Llegamos al final de esta
serie que hemos ido dedicando a las obras de misericordia. Durante semanas,
distintas voces nos han ayudado a asomarnos a cuestiones que tienen que ver con
la compasión, con el encuentro, con la debilidad que se vuelve fortaleza, con
tantas cosas... Estamos finalizando el año la misericordia, pero el reto viene ahora. Nos toca convertir las palabras sobre las obras en
obras que hagan vida y carne esas palabras. De otro modo, nos quedaríamos a
mitad de camino, en marcha hacia una tierra prometida que no terminará de
llegar. De esto trata el evangelio, no de recitar y proponer ideas fabulosas
que luego no se pueden llevar a la práctica; sino de poner el amor en marcha,
convertirlo en caricia, en consejo, en acogida, en comida y bebida compartida,
consuelo, enseñanza, oración y tantas otras cosas.
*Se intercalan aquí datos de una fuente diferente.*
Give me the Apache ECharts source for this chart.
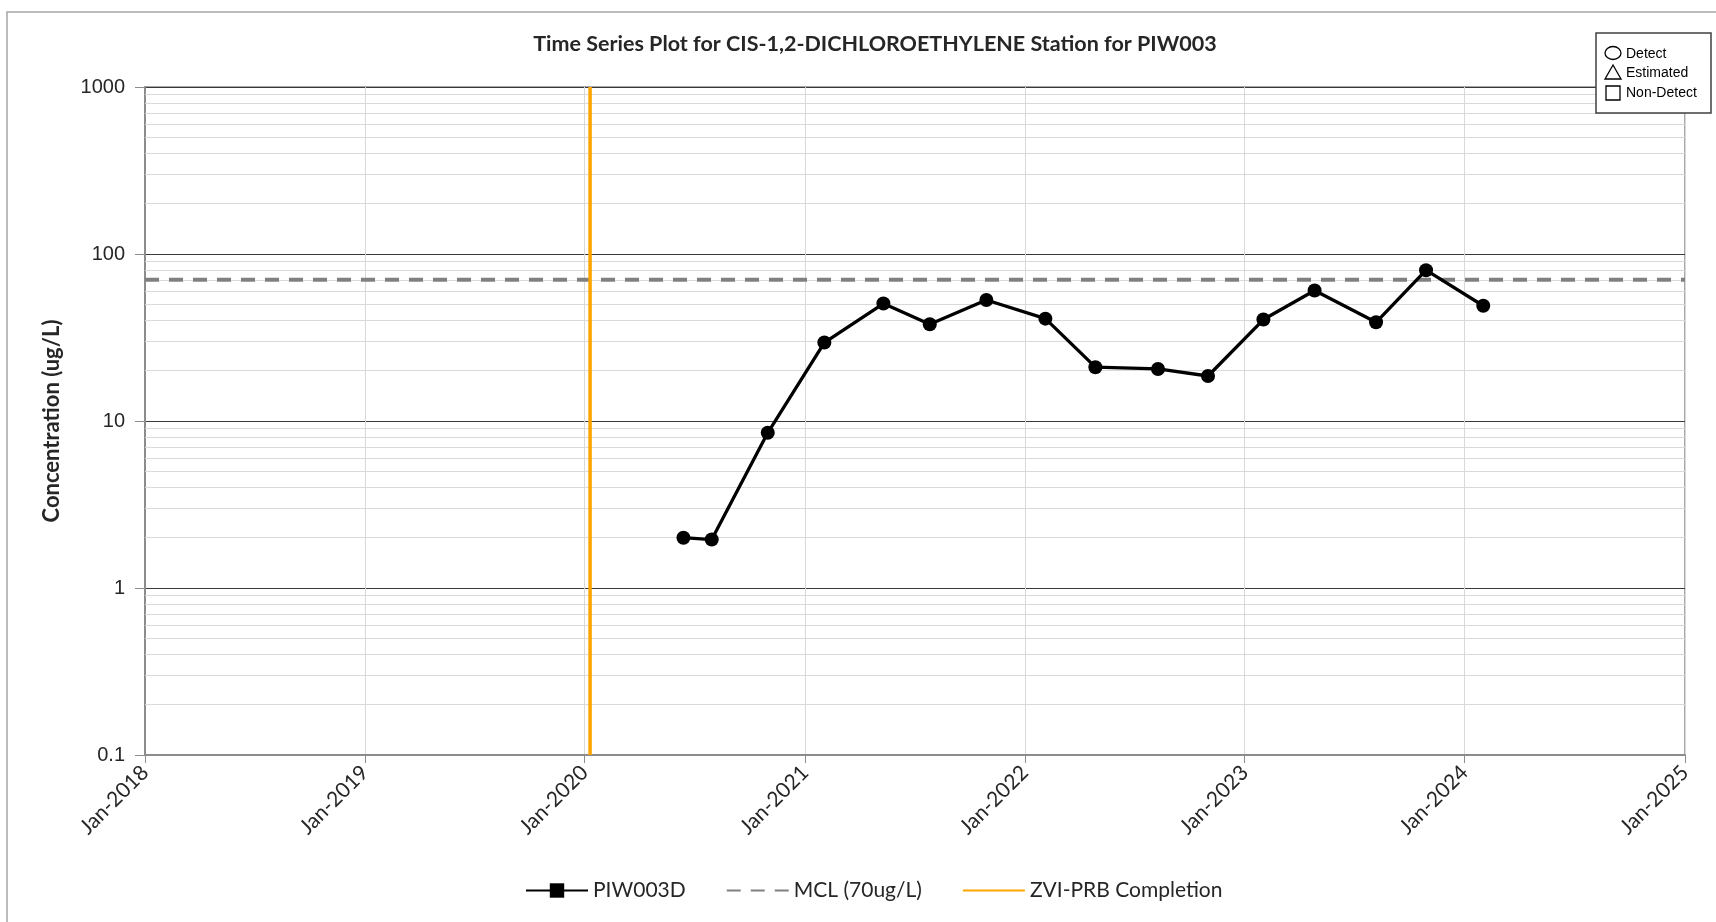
<!DOCTYPE html>
<html>
<head>
<meta charset="utf-8">
<script src="https://cdn.jsdelivr.net/npm/echarts@6/dist/echarts.min.js"></script>
<style>
  html, body { margin: 0; padding: 0; background: #fff; }
  #chart { width: 1716px; height: 922px; }
</style>
</head>
<body>
<div id="chart"></div>
<script>
// sample dates and cis-1,2-DCE results for PIW003D (ug/L)
const sampleDates = [
  '2020-06-13', '2020-07-30', '2020-10-31', '2021-02-02', '2021-05-11',
  '2021-07-27', '2021-10-29', '2022-02-04', '2022-04-28', '2022-08-10',
  '2022-11-01', '2023-02-01', '2023-04-27', '2023-08-07', '2023-10-29',
  '2024-02-01'
]
const concentrations = [
  2.0, 1.95, 8.5, 29.5, 50.5, 38, 53, 41, 21, 20.5, 18.6, 40.5, 60.5, 39, 80, 49
]
// MCL reference line and ZVI-PRB completion date
const mclValue = 70
const mclSpan = ['2018-01-01', '2025-01-01']
const zviDate = '2020-01-10'
const yRange = [0.1, 1000]
// minor log gridlines: 2..9 times each decade
const decades = [0.1, 1, 10, 100]
const minorSteps = [2, 3, 4, 5, 6, 7, 8, 9]

const textColor = '#262626'
const boxFont = 'Liberation Sans Narrow, Liberation Sans'
const minorLines = []
decades.forEach((d) => {
  minorSteps.forEach((m) => {
    minorLines.push({ yAxis: d * m })
  })
})

const chart = echarts.init(document.getElementById('chart'))

const option = {
  animation: false,
  title: {
    text: 'Time Series Plot for CIS-1,2-DICHLOROETHYLENE Station for PIW003',
    left: 870,
    textAlign: 'center',
    top: 28,
    textStyle: {
      fontFamily: 'Lato',
      fontWeight: 'bold',
      fontSize: 21.5,
      color: textColor
    }
  },
  legend: {
    left: 520,
    top: 875,
    itemWidth: 62,
    itemHeight: 18,
    itemGap: 40,
    textStyle: { fontFamily: 'Lato', fontSize: 21, color: textColor },
    data: [
      { name: 'PIW003D' },
      { name: 'MCL (70ug/L)', itemStyle: { opacity: 0 } },
      { name: 'ZVI-PRB Completion', itemStyle: { opacity: 0 } }
    ]
  },
  grid: {
    left: 145,
    top: 87,
    right: 31,
    bottom: 167,
    show: true,
    borderColor: '#8c8c8c',
    borderWidth: 1.5
  },
  xAxis: {
    type: 'time',
    min: mclSpan[0],
    max: mclSpan[1],
    splitNumber: 7,
    minInterval: 365 * 24 * 3600 * 1000,
    axisLine: { onZero: false, lineStyle: { color: '#8c8c8c', width: 2 } },
    axisTick: { show: true, length: 8, lineStyle: { color: '#8c8c8c' } },
    axisLabel: {
      rotate: 45,
      margin: 14,
      showMinLabel: true,
      showMaxLabel: true,
      fontFamily: 'Lato',
      fontSize: 21,
      color: textColor,
      formatter: (value) => 'Jan-' + new Date(value).getFullYear()
    },
    splitLine: { show: true, lineStyle: { color: '#d9d9d9', width: 1 } }
  },
  yAxis: {
    type: 'log',
    logBase: 10,
    min: yRange[0],
    max: yRange[1],
    name: 'Concentration (ug/L)',
    nameLocation: 'middle',
    nameGap: 82,
    nameTextStyle: {
      fontFamily: 'Lato',
      fontWeight: 'bold',
      fontSize: 22,
      color: textColor
    },
    axisLine: { show: true, lineStyle: { color: '#8c8c8c', width: 2 } },
    axisTick: { show: true, length: 10, lineStyle: { color: '#8c8c8c' } },
    axisLabel: {
      margin: 20,
      fontFamily: 'Liberation Sans',
      fontSize: 20,
      color: textColor,
      formatter: (value) => String(+value.toPrecision(6))
    },
    splitLine: { show: true, lineStyle: { color: '#3a3a3a', width: 1 } }
  },
  graphic: [
    {
      type: 'rect',
      silent: true,
      shape: { x: 7, y: 12, width: 1720, height: 930 },
      style: { fill: 'none', stroke: '#a6a6a6', lineWidth: 1.5 },
      z: -10
    },
    {
      type: 'group',
      x: 1596,
      y: 33,
      z: 100,
      children: [
        {
          type: 'rect',
          z: 100,
          shape: { x: 0, y: 0, width: 115, height: 80 },
          style: { fill: '#fff', stroke: '#404040', lineWidth: 1.5 }
        },
        {
          type: 'ellipse',
          z: 101,
          shape: { cx: 17, cy: 20, rx: 8, ry: 6.5 },
          style: { fill: 'none', stroke: '#000', lineWidth: 1.3 }
        },
        {
          type: 'polygon',
          z: 101,
          shape: { points: [[17, 32], [9, 46], [25, 46]] },
          style: { fill: 'none', stroke: '#000', lineWidth: 1.3 }
        },
        {
          type: 'rect',
          z: 101,
          shape: { x: 10, y: 53, width: 14, height: 14 },
          style: { fill: 'none', stroke: '#000', lineWidth: 1.3 }
        },
        {
          type: 'text',
          z: 101,
          style: { x: 30, y: 21, text: 'Detect', font: '14px ' + boxFont, fill: '#000', verticalAlign: 'middle' }
        },
        {
          type: 'text',
          z: 101,
          style: { x: 30, y: 40, text: 'Estimated', font: '14px ' + boxFont, fill: '#000', verticalAlign: 'middle' }
        },
        {
          type: 'text',
          z: 101,
          style: { x: 30, y: 60, text: 'Non-Detect', font: '14px ' + boxFont, fill: '#000', verticalAlign: 'middle' }
        }
      ]
    }
  ],
  series: [
    {
      name: 'minor grid',
      type: 'line',
      data: [],
      silent: true,
      z: 1,
      markLine: {
        z: 1,
        silent: true,
        symbol: ['none', 'none'],
        label: { show: false },
        lineStyle: { color: '#d9d9d9', width: 1, type: 'solid' },
        emphasis: { disabled: true },
        data: minorLines
      }
    },
    {
      name: 'MCL (70ug/L)',
      type: 'line',
      z: 3,
      symbol: 'circle',
      showSymbol: false,
      silent: true,
      color: '#808080',
      lineStyle: { color: '#808080', width: 4, type: [14, 10] },
      data: mclSpan.map((d) => [d, mclValue])
    },
    {
      name: 'ZVI-PRB Completion',
      type: 'line',
      z: 3,
      symbol: 'circle',
      showSymbol: false,
      silent: true,
      color: '#ffa500',
      lineStyle: { color: '#ffa500', width: 3.5 },
      data: yRange.map((v) => [zviDate, v])
    },
    {
      name: 'PIW003D',
      type: 'line',
      z: 5,
      symbol: 'rect',
      symbolSize: 14,
      color: '#000',
      lineStyle: { color: '#000', width: 3.3 },
      data: sampleDates.map((d, i) => ({ value: [d, concentrations[i]], symbol: 'circle' }))
    }
  ]
}

chart.setOption(option)
</script>
</body>
</html>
La misericordia no es un eslogan más. Es el corazón del
evangelio. Es la mejor síntesis de las enseñanzas de Jesús. Es lo que mostró a
todos aquellos que se cruzaron en su camino. Misericordia que era acogida para
los excluidos, los leprosos, las mujeres marcadas, los recaudadores de
impuestos, todos los señalados por el dedo acusador de los puros. Y
misericordia que, para esos mismos puros, era provocación y propuesta que no
siempre supieron encajar. De hecho, por eso, por oponer compasión a Ley, por
mostrar el rostro del Dios Abbá frente
al Dios Juez, Jesús terminó en una cruz.
Hoy, cuando la fuerza habla más que la debilidad, cuando los
discursos estridentes, el odio, la incomprensión y la intolerancia parecen
revivir frente a épocas de una convivencia mucho más pacífica en tantos lugares
del mundo, toca apostar, con más fuerza si cabe, por la palabra amable, el
gesto cordial y la mirada acogedora. No queda otra, en nombre del evangelio.